Signals worth monitoring
- Whether Google updates the advisory with exploit-in-the-wild language.
- Whether Microsoft expands guidance for Chromium-based products.
- Whether Chrome’s stable rollout reaches all cohorts on schedule.
- Whether other browsers built on Chromium issue parallel fixes.
- Whether exploit researchers publish technical analysis after the patch is widespread.
The broader trend is unlikely to change quickly. Browser vendors will continue to discover memory corruption in complex subsystems, and attackers will continue to probe for the first stage in a chain. The practical lesson for users and admins is unchanged: maintain aggressive patch hygiene, and treat browser updates as security events, not mere feature refreshes.
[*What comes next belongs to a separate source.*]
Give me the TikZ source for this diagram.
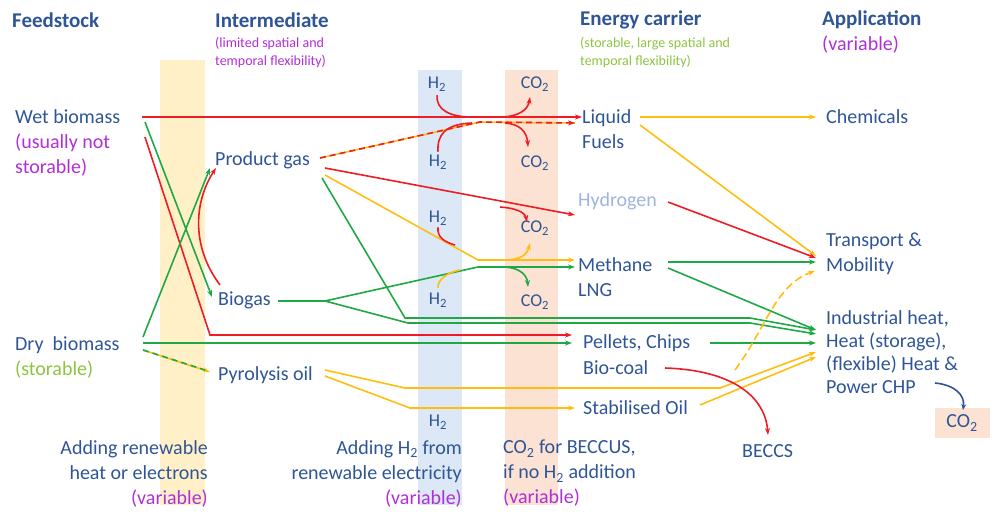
\documentclass[tikz,border=0pt]{standalone}
\usepackage{fontspec}
\setmainfont{Carlito}
\usetikzlibrary{arrows.meta}
\definecolor{txtblue}{HTML}{2F5597}
\definecolor{magtxt}{HTML}{B02FD8}
\definecolor{grntxt}{HTML}{8CC63F}
\definecolor{hydblue}{HTML}{9DB5E0}
\definecolor{fred}{HTML}{EE1C25}
\definecolor{fgreen}{HTML}{1FA844}
\definecolor{fyellow}{HTML}{FFBE0F}
\definecolor{bandy}{HTML}{FFF0C8}
\definecolor{bandb}{HTML}{DCE8F6}
\definecolor{bando}{HTML}{FBE2D2}
\tikzset{
  lbl/.style={anchor=west,inner sep=0pt,text=txtblue,font=\fontsize{20}{25}\selectfont,align=left},
  head/.style={lbl,font=\fontsize{21}{25}\selectfont\bfseries},
  small/.style={lbl,font=\fontsize{14}{18}\selectfont},
  flow/.style={line width=1.6pt,-{Stealth[length=7pt,width=5pt]}},
  line/.style={line width=1.6pt},
  rd/.style={flow,fred}, gn/.style={flow,fgreen}, yl/.style={flow,fyellow},
  rdash/.style={line width=1.6pt,fred,dash pattern=on 6pt off 4pt},
  gdash/.style={line width=1.6pt,fgreen,dash pattern=on 6pt off 4pt}
}
\begin{document}
\begin{tikzpicture}[x=1pt,y=-1pt]
  \useasboundingbox (0,0) rectangle (1004,525);
  % bands
  \fill[bandy] (160,60) rectangle (205,505);
  \fill[bandb] (418,70) rectangle (462,505);
  \fill[bando] (505,70) rectangle (558,505);
  \fill[bando] (935,408) rectangle (990,438);
  % headings
  \node[head] (hfeed) at (12,20) {Feedstock};
  \node[head] (hint) at (215,20) {Intermediate};
  \node[head] (hcar) at (580,20) {Energy carrier};
  \node[head] (happ) at (822,20) {Application};
  \node[small,text=magtxt] (sint) at (215,53) {(limited spatial and\\temporal flexibility)};
  \node[small,text=grntxt] (scar) at (580,53) {(storable, large spatial and\\temporal flexibility)};
  \node[lbl,text=magtxt] (sapp) at (822,45) {(variable)};
  % feedstock
  \node[lbl] (wet) at (15,117) {Wet biomass};
  \node[lbl,text=magtxt] (wetn) at (15,155) {(usually not\\storable)};
  \node[lbl] (dry) at (15,345) {Dry\ \ biomass};
  \node[lbl,text=grntxt] (dryn) at (15,370) {(storable)};
  % intermediates
  \node[lbl] (pgas) at (215,160) {Product gas};
  \node[lbl] (biogas) at (218,300) {Biogas};
  \node[lbl] (pyro) at (218,375) {Pyrolysis oil};
  % carriers
  \node[lbl] (liq) at (582,129) {Liquid\\Fuels};
  \node[lbl,text=hydblue] (hyd) at (578,201) {Hydrogen};
  \node[lbl] (meth) at (578,277) {Methane\\LNG};
  \node[lbl] (pell) at (583,343) {Pellets, Chips};
  \node[lbl] (coal) at (583,368) {Bio-coal};
  \node[lbl] (stab) at (583,408) {Stabilised Oil};
  % applications
  \node[lbl] (chem) at (826,117) {Chemicals};
  \node[lbl] (trans) at (826,254) {Transport \&\\Mobility};
  \node[lbl,font=\fontsize{20}{23}\selectfont] (ind) at (826,352) {Industrial heat,\\Heat (storage),\\(flexible) Heat \&\\Power CHP};
  \node[lbl] (beccs) at (742,451) {BECCS};
  \node[lbl,anchor=center] (co2app) at (962,423) {CO\textsubscript{2}};
  % bottom notes
  \node[lbl,align=right,anchor=north east] (nheat) at (208,440) {Adding renewable\\heat or electrons\\{\color{magtxt}(variable)}};
  \node[lbl,align=right,anchor=north east] (nhyd) at (462,440) {Adding H\textsubscript{2} from\\renewable electricity\\{\color{magtxt}(variable)}};
  \node[lbl,anchor=north west] (nco) at (503,440) {CO\textsubscript{2} for BECCUS,\\if no H\textsubscript{2} addition\\{\color{magtxt}(variable)}};
  % H2 / CO2 labels
  \foreach \n/\x/\y/\t in {ha/437/84/H, hb/438/162/H, hc/438/218/H, hd/438/300/H, he/438/422/H,
                           ca/535/84/CO, cb/535/163/CO, cc/535/228/CO, cd/535/302/CO}
    \node[lbl,anchor=center,font=\fontsize{18}{22}\selectfont] (\n) at (\x,\y) {\t\textsubscript{2}};
  % bend points
  \coordinate (wstart) at (142,117);
  \coordinate (mfuel) at (480,122);
  \coordinate (mmeth) at (478,260);
  \coordinate (mmeth2) at (478,267);
  % wet biomass
  \draw[rd] (wstart) -- (liq.west |- wet);
  \draw[rd] (145,137) -- (210,335) -- (572,335);
  \draw[gn] (145,122) -- (212,297);
  % dry biomass
  \draw[gn] (143,337) -- (210,168);
  \draw[rd] (220,285) .. controls (190,245) and (195,200) .. (216,168);
  \draw[gn] (143,343) -- (572,343);
  \draw[gn] (710,343) -- (816,343);
  \draw[line,fyellow,-{Stealth[length=7pt,width=5pt]}] (143,350) -- (210,372);
  \draw[gdash] (143,350) -- (205,370);
  % product gas
  \draw[line,fyellow] (320,158) -- (mfuel) -- (575,123);
  \draw[rdash,-{Stealth[length=7pt,width=5pt]}] (320,158) -- (mfuel) -- (575,123);
  \draw[rd] (325,168) -- (575,215);
  \draw[yl] (325,175) -- (mmeth) -- (575,260);
  \draw[gn] (322,178) -- (405,318) -- (750,318) -- (816,330);
  % biogas
  \draw[line,fgreen] (278,301) -- (325,301);
  \draw[gn] (325,301) -- (mmeth2) -- (575,267);
  \draw[gn] (325,301) -- (408,323) -- (750,323) -- (816,334);
  % pyrolysis oil
  \draw[yl] (325,370) -- (405,388) -- (720,388) -- (816,352);
  \draw[yl] (325,376) -- (410,408) -- (575,408);
  \draw[yl] (700,405) -- (816,357);
  % carriers to applications
  \draw[yl] (640,117) -- (816,117);
  \draw[yl] (640,125) -- (816,256);
  \draw[rd] (668,202) -- (816,258);
  \draw[gn] (668,262) -- (816,262);
  \draw[gn] (668,268) -- (816,330);
  \draw[line,fyellow,dash pattern=on 8pt off 4pt,-{Stealth[length=7pt,width=5pt]}] (735,370) .. controls (765,330) and (775,285) .. (815,271);
  \draw[rd] (665,368) .. controls (730,370) and (765,395) .. (768,435);
  \draw[line,txtblue,-{Stealth[length=6pt,width=5pt]}] (935,383) .. controls (955,385) and (965,395) .. (963,410);
  % H2 in, CO2 out
  \draw[line,fred] (ha.south) ++(0,4) .. controls (436,110) and (450,117) .. (472,117);
  \draw[rd] (500,117) .. controls (518,117) and (528,110) .. (530,97);
  \draw[line,fred] (hb.north) ++(0,-3) .. controls (437,135) and (445,124) .. (472,123);
  \draw[rd] (505,123) .. controls (520,124) and (527,132) .. (528,147);
  \draw[line,fred] (hc.south) ++(0,2) .. controls (437,238) and (445,242) .. (455,245);
  \draw[rd] (500,207) .. controls (515,208) and (525,212) .. (527,222);
  \draw[line,fyellow] (hd.north) ++(0,-5) .. controls (437,280) and (448,272) .. (460,270);
  \draw[yl] (505,260) .. controls (520,260) and (527,255) .. (530,243);
  \draw[gn] (505,267) .. controls (520,268) and (527,275) .. (528,287);
\end{tikzpicture}
\end{document}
For Windows and enterprise environments in particular, the immediate task is not to speculate about exploit elegance but to close exposure. That means confirming the fixed Chrome build, ensuring update services are not blocked, and verifying that managed fleets actually restart into the patched version.
That is where real risk disappears.
CVE-2026-5866 is another reminder that browser security is won or lost in the ordinary rhythm of updates, not in dramatic crisis moments. The vulnerability itself is serious, but the response is simple: get onto
147.0.7727.55 or later, verify the rollout, and move on before a crafted page can do the thinking for you.